[Begin SUPPLIED DATA]

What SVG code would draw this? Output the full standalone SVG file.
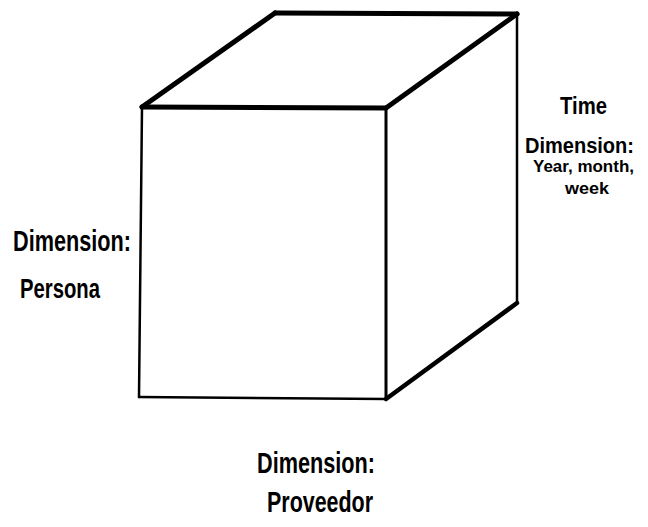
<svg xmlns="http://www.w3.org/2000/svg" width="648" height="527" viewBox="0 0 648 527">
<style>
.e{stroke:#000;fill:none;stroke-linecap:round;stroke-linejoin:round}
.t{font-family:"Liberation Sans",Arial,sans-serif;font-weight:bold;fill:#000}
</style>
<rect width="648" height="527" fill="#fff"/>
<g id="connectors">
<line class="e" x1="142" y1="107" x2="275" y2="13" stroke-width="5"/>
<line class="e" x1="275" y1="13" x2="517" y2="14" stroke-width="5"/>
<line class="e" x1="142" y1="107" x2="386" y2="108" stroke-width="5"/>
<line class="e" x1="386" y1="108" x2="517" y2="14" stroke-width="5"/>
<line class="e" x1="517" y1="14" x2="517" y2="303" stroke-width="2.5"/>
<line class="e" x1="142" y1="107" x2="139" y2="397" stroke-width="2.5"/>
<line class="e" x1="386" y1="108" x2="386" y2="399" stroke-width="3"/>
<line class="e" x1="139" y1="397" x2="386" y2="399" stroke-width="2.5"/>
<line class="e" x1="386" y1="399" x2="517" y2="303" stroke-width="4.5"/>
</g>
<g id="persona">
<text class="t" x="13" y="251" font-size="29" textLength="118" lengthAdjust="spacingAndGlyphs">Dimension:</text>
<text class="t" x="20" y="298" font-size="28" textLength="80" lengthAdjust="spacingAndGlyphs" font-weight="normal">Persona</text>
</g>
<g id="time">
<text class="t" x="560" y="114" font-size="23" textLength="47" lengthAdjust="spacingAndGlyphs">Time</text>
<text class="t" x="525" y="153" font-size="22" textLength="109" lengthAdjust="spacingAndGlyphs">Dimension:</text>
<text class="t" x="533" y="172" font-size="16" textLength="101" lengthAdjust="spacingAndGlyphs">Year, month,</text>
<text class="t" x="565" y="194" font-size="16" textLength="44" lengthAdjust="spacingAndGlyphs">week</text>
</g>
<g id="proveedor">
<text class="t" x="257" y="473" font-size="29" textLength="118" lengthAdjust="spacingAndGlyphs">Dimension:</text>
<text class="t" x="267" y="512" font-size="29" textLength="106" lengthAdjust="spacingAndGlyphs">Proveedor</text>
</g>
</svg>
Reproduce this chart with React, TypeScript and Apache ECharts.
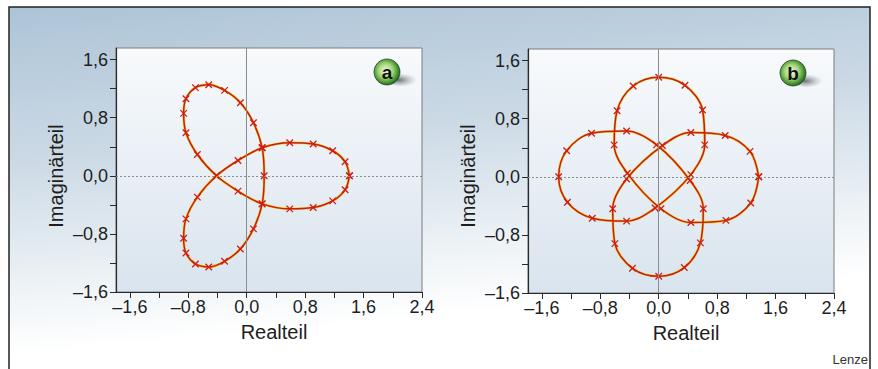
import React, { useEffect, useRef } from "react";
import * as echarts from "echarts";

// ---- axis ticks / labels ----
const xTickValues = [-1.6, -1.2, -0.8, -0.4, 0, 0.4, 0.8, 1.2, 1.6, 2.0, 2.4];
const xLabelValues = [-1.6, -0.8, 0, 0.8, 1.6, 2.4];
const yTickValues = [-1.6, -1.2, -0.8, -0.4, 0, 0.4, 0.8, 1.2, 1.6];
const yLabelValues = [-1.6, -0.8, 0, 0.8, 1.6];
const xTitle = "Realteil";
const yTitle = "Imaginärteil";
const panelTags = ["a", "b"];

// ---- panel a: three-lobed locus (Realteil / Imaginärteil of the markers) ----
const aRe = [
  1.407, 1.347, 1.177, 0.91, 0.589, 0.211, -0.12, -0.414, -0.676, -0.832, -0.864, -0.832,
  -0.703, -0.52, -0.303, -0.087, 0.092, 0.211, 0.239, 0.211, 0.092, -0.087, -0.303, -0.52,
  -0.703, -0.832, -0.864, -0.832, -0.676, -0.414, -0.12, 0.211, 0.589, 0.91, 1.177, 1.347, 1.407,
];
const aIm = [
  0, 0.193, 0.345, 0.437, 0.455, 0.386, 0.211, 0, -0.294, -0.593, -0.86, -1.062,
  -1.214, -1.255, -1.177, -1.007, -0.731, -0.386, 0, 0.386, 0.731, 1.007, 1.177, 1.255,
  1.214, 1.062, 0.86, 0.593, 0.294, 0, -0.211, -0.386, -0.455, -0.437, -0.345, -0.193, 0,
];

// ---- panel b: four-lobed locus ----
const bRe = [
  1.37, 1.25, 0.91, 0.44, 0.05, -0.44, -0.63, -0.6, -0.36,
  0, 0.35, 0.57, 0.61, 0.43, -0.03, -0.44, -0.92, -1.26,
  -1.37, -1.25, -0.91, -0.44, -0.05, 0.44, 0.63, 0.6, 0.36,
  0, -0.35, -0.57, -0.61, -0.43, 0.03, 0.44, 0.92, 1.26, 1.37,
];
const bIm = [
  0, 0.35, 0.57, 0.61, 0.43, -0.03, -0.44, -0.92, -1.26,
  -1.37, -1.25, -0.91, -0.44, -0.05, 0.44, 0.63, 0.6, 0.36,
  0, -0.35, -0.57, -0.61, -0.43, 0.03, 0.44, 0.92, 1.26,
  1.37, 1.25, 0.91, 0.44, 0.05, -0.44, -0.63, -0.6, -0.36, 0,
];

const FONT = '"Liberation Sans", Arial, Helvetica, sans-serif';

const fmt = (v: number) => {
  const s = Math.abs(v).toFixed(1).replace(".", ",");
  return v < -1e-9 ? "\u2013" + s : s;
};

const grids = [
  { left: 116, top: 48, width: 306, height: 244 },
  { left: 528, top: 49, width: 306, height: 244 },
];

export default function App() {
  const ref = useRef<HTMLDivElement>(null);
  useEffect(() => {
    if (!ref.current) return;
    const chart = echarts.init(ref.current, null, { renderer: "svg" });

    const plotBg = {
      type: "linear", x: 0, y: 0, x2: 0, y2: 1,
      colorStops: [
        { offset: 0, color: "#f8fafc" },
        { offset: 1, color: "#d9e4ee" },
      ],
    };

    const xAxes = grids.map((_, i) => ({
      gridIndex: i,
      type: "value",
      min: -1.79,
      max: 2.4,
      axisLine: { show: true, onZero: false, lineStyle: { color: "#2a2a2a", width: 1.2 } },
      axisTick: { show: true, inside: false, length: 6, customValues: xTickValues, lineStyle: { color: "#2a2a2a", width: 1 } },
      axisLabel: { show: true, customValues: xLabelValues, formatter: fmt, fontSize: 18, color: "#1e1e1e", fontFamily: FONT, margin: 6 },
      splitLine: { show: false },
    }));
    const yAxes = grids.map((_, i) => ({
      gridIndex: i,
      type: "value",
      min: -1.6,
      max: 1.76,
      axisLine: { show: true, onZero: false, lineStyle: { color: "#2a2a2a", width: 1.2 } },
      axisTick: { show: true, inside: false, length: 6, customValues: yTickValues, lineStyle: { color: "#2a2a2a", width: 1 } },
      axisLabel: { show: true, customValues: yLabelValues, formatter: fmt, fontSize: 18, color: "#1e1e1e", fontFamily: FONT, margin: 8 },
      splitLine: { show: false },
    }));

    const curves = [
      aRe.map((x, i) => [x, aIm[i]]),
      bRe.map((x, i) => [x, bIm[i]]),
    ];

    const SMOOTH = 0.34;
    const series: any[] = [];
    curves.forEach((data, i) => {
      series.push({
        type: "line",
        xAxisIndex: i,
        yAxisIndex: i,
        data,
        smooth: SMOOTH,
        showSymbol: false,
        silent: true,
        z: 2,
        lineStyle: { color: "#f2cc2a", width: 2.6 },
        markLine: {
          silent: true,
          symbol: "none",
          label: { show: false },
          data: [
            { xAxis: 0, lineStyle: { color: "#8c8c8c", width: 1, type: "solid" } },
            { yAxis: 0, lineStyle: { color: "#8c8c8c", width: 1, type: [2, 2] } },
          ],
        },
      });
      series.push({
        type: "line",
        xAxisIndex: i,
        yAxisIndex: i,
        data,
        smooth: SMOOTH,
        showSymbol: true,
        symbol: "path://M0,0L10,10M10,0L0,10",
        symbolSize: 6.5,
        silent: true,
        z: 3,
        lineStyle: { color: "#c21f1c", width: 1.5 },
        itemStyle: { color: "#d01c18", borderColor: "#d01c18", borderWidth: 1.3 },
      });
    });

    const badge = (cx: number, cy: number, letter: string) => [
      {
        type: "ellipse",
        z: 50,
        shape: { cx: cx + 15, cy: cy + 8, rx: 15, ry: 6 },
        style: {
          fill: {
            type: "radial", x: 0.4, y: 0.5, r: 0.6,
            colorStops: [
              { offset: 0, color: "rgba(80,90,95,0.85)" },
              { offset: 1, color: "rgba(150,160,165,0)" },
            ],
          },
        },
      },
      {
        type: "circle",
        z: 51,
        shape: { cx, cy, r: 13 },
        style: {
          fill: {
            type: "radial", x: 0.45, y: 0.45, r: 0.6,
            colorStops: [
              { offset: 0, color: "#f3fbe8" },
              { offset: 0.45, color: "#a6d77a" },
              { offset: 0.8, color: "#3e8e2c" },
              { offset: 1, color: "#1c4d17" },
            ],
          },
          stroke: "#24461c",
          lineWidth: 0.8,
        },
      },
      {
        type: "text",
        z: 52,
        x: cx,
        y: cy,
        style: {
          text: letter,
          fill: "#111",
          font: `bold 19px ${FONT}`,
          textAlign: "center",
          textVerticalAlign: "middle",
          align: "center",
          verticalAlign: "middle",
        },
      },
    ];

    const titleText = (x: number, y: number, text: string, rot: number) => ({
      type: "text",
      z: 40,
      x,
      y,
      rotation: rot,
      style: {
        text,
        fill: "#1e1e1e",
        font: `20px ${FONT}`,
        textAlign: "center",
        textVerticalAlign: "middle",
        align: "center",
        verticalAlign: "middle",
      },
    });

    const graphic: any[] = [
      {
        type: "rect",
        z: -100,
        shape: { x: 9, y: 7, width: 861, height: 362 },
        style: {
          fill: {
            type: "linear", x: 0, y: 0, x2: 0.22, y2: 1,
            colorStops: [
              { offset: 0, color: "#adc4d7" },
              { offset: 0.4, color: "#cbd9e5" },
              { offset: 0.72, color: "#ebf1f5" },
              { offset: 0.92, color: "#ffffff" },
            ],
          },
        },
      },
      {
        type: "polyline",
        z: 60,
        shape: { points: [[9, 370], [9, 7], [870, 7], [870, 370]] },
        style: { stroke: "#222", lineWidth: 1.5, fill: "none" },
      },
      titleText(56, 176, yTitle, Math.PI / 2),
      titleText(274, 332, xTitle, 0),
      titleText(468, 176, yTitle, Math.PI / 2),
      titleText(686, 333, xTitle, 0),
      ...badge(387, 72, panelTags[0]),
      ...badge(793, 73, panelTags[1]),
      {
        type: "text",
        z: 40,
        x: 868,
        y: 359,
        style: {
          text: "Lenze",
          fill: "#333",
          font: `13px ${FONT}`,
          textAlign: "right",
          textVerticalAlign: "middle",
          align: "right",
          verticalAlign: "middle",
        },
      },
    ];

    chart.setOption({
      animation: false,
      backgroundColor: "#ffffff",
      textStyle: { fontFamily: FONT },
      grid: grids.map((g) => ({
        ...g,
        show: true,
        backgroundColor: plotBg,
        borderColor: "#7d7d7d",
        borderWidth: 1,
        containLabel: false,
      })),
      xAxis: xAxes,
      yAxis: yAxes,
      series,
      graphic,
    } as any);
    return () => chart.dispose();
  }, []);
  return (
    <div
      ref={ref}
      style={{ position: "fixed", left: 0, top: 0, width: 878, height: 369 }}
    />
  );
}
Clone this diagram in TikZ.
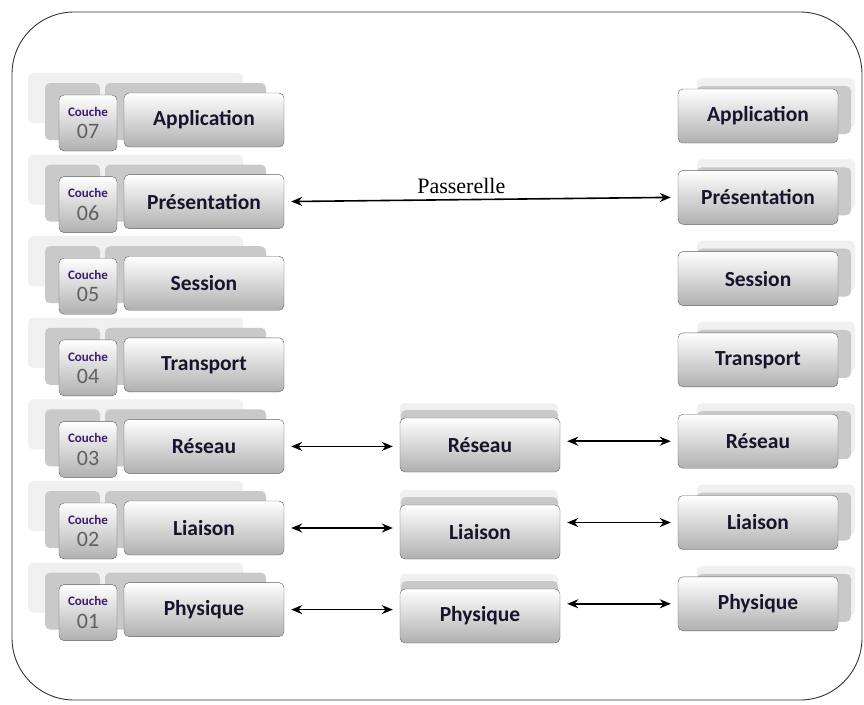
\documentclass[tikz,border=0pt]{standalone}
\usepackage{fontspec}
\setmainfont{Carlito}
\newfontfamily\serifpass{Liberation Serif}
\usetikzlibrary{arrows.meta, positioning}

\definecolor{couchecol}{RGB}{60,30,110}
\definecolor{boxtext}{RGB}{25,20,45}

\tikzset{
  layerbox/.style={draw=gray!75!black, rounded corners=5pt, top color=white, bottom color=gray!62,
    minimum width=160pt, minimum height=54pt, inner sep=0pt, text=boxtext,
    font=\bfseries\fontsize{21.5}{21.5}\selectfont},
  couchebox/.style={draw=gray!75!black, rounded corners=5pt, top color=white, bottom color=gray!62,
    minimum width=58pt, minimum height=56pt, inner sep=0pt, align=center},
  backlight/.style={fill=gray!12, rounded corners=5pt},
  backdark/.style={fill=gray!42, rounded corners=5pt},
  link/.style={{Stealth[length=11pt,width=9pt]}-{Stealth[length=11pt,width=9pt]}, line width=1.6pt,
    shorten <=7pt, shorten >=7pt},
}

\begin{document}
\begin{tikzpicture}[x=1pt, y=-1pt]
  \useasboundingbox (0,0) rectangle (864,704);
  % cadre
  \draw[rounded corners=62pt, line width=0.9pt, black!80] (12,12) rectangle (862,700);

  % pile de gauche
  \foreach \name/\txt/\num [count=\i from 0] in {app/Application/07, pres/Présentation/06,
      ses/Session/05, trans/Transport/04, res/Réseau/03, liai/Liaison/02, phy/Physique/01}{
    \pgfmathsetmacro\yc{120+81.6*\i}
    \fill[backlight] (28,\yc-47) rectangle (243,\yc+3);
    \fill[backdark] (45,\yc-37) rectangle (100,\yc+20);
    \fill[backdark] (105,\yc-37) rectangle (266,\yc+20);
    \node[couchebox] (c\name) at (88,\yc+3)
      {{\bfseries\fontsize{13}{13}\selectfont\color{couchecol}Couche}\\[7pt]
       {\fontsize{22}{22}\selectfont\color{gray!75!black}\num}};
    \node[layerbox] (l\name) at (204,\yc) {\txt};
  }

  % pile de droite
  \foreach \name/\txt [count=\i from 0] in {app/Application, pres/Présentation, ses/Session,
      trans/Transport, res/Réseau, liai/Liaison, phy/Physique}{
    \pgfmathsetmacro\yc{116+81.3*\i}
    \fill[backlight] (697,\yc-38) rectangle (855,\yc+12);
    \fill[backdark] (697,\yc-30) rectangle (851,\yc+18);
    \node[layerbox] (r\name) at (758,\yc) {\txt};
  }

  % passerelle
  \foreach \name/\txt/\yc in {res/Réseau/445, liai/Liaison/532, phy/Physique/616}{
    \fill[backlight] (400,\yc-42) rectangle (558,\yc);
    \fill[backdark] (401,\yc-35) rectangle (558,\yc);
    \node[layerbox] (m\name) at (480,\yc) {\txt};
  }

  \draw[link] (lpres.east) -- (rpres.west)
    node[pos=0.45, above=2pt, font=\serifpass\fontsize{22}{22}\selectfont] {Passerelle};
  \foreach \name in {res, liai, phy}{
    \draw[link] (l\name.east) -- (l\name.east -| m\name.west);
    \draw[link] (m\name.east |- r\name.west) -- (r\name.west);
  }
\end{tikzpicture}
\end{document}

[End SUPPLIED DATA]

WHAT NEEDS TO BE DONE:
Both the line with "Reproduce this chart" and the line with "import * as" are included: reproduce them and every line between, exactly, with pictures omitted.

RESPONSE:
Reproduce this chart with React, TypeScript and Apache ECharts.
import React, { useEffect, useRef } from "react";
import * as echarts from "echarts";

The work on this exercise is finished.